The MySQL 5 software doesn't link with the mysql_config5 program as a  
library, sure, but it does use the mysql_config5 program at build  
time to figure out where the includes and libraries are, and then it  
links with those libraries. The point in any of the non-port  
dependency declarations is to identify a single representative file,  
the presence or absence of which indicates whether the indicated port  
needs to be installed to satisfy the dependency or not. In the case  
of php5 +mysql5, I declared it this way so that if the user already  
has mysql5-devel installed, that will satisfy the dependency. In the  
case of postgresql81, the dependency may have been written the way it  
was so that if the user already has perl5.10 installed, that would  
satisfy the dependency. Actually I think many ports declare their  
perl dependency like this so as to avoid forcing the user to install  
perl5.8, which is a rather large port, when Mac OS X's included perl  
could probably handle the task. For basic perl tasks, perl hasn't  
changed in a long time.

I don't know what postgresql81 actually does with perl. If something  
installed by the postgresql81 port actually links with one of the  
libraries installed by the perl port in ${prefix}/lib/perl5/5.8.8/ 
darwin-2level/auto then a library dependency (depends_lib) is fine.  

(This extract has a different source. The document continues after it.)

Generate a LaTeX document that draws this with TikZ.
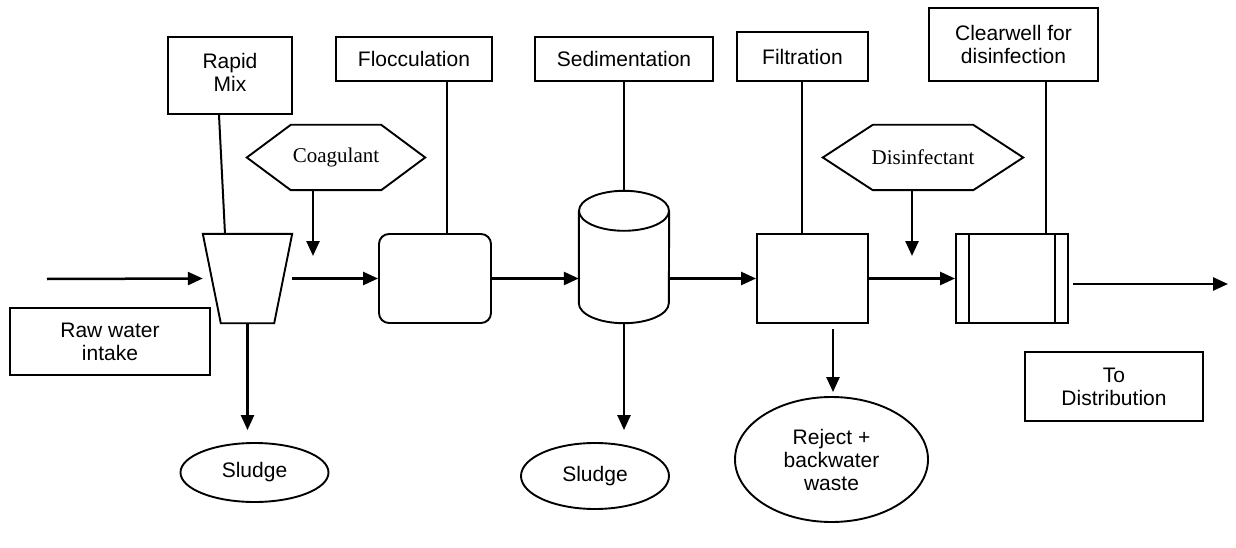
\documentclass[tikz,border=0pt]{standalone}
\usepackage{fontspec}
\setmainfont{Liberation Sans}
\newfontfamily\timesfont{Liberation Serif}
\usetikzlibrary{arrows.meta,shapes.geometric}
\begin{document}
\begin{tikzpicture}[x=1pt,y=-1pt,
  every node/.style={font=\fontsize{21}{23}\selectfont, align=center, inner sep=0pt},
  lbl/.style={draw, line width=1.9pt},
  ghost/.style={draw=none},
  shp/.style={line width=1.9pt},
  conn/.style={line width=2pt},
  arr/.style={line width=2.5pt, -{Triangle[length=15pt,width=13pt]}},
  hexfont/.style={font=\timesfont\fontsize{21}{23}\selectfont}]
\useasboundingbox (0,0) rectangle (1236,548);

% label boxes
\node[lbl, minimum width=124pt, minimum height=77pt] (rapid) at (230,75.5) {\raisebox{4pt}{\begin{tabular}{@{}c@{}}Rapid\\Mix\end{tabular}}};
\node[lbl, minimum width=156pt, minimum height=44pt] (floc) at (414,59) {Flocculation};
\node[lbl, minimum width=178pt, minimum height=44pt] (sedl) at (624,59) {Sedimentation};
\node[lbl, minimum width=131pt, minimum height=49pt] (filtl) at (802.5,56.5) {Filtration};
\node[lbl, minimum width=169pt, minimum height=73pt] (clear) at (1013.5,44.5) {Clearwell for\\disinfection};
\node[lbl, minimum width=200pt, minimum height=67pt] (raw) at (110,341.5) {Raw water\\intake};
\node[lbl, minimum width=178pt, minimum height=69pt] (dist) at (1114,386.5) {To\\Distribution};

% hexagons
\node[ghost, hexfont, minimum width=178pt, minimum height=65pt] (coag) at (336,157.5) {Coagulant};
\draw[shp] (coag.west) -- ([xshift=44pt]coag.north west) -- ([xshift=-44pt]coag.north east)
  -- (coag.east) -- ([xshift=-44pt]coag.south east) -- ([xshift=44pt]coag.south west) -- cycle;
\node[ghost, hexfont, minimum width=200pt, minimum height=65pt] (dis) at (923,157.5) {Disinfectant};
\draw[shp] (dis.west) -- ([xshift=50pt]dis.north west) -- ([xshift=-50pt]dis.north east)
  -- (dis.east) -- ([xshift=-50pt]dis.south east) -- ([xshift=50pt]dis.south west) -- cycle;

% process units
\node[ghost, minimum width=89pt, minimum height=89pt] (rm) at (247.5,278.5) {};
\draw[shp] (rm.north west) -- (rm.north east) -- ([xshift=-18pt]rm.south east)
  -- ([xshift=18pt]rm.south west) -- cycle;
\node[lbl, rounded corners=10pt, minimum width=112pt, minimum height=89pt] (fb) at (435,278.5) {};
\node[ghost, minimum width=90pt, minimum height=132pt] (sed) at (624,257) {};
\draw[shp] ([yshift=-20pt]sed.north west) -- ([yshift=20pt]sed.south west)
  arc[start angle=180, end angle=360, x radius=45pt, y radius=20pt]
  -- ([yshift=-20pt]sed.north east);
\draw[shp] ([yshift=-20pt]sed.north) ellipse [x radius=45pt, y radius=20pt];
\node[lbl, minimum width=111pt, minimum height=89pt] (fblk) at (812.5,278.5) {};
\node[lbl, minimum width=112pt, minimum height=89pt] (cw) at (1012,278.5) {};
\draw[shp] ([xshift=14pt]cw.north west) -- ([xshift=14pt]cw.south west);
\draw[shp] ([xshift=-14pt]cw.north east) -- ([xshift=-14pt]cw.south east);

% outputs
\node[draw, ellipse, shp, minimum width=148pt, minimum height=59pt] (sl1) at (254.5,472.5) {Sludge};
\node[draw, ellipse, shp, minimum width=148pt, minimum height=66pt] (sl2) at (595,476) {Sludge};
\node[draw, ellipse, shp, minimum width=193pt, minimum height=125pt] (rej) at (831.5,459.5) {Reject +\\backwater\\waste};

% label connectors
\draw[conn] ([xshift=-11pt]rapid.south) -- ([xshift=-22.5pt]rm.north);
\draw[conn] ([xshift=33pt]floc.south) -- ([xshift=33pt]floc.south |- fb.north);
\draw[conn] (sedl.south) -- (sedl.south |- sed.north);
\draw[conn] ([xshift=-0.5pt]filtl.south) -- ([xshift=-0.5pt]filtl.south |- fblk.north);
\draw[conn] ([xshift=32.5pt]clear.south) -- ([xshift=32.5pt]clear.south |- cw.north);

% flow arrows
\coordinate (in) at (47,279);
\coordinate (o1) at (1073,284);
\coordinate (o2) at (1228,284);
\coordinate (cga) at (313,256);
\coordinate (dsa) at (912,256);
\draw[arr] (in) -- (rm.west);
\draw[arr] (rm.east) -- (fb.west);
\draw[arr] (fb.east) -- (fb.east -| sed.west);
\draw[arr] (sed.east |- fblk.west) -- (fblk.west);
\draw[arr] (fblk.east) -- (cw.west);
\draw[arr] (o1) -- (o2);
\draw[arr] (coag.south -| cga) -- (cga);
\draw[arr] (dis.south -| dsa) -- (dsa);
\draw[arr] (rm.south) -- ([yshift=12pt]rm.south |- sl1.north);
\draw[arr] (sed.south) -- ([yshift=12pt]sed.south |- sl2.north);
\draw[arr] ([xshift=20.5pt,yshift=-5pt]fblk.south) -- ([xshift=20.5pt,yshift=4pt]fblk.south |- rej.north);
\end{tikzpicture}
\end{document}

But if OTOH something installed by the postgresql81 port merely makes  
use of the perl executable at runtime, then a runtime dependency  
(depends_run) would be more appropriate. Or, if the perl executable  
is just used during the build process to produce something, and then  
perl is not needed anymore to run the thing, then a build-time  
dependency (depends_build) would be correct (see curl-ca-bundle for  
an example). To discover what it should be, we'd have to consult the  
PostgreSQL source code or ask the maintainers of the postgresql81  
port or the authors of the PostgreSQL software.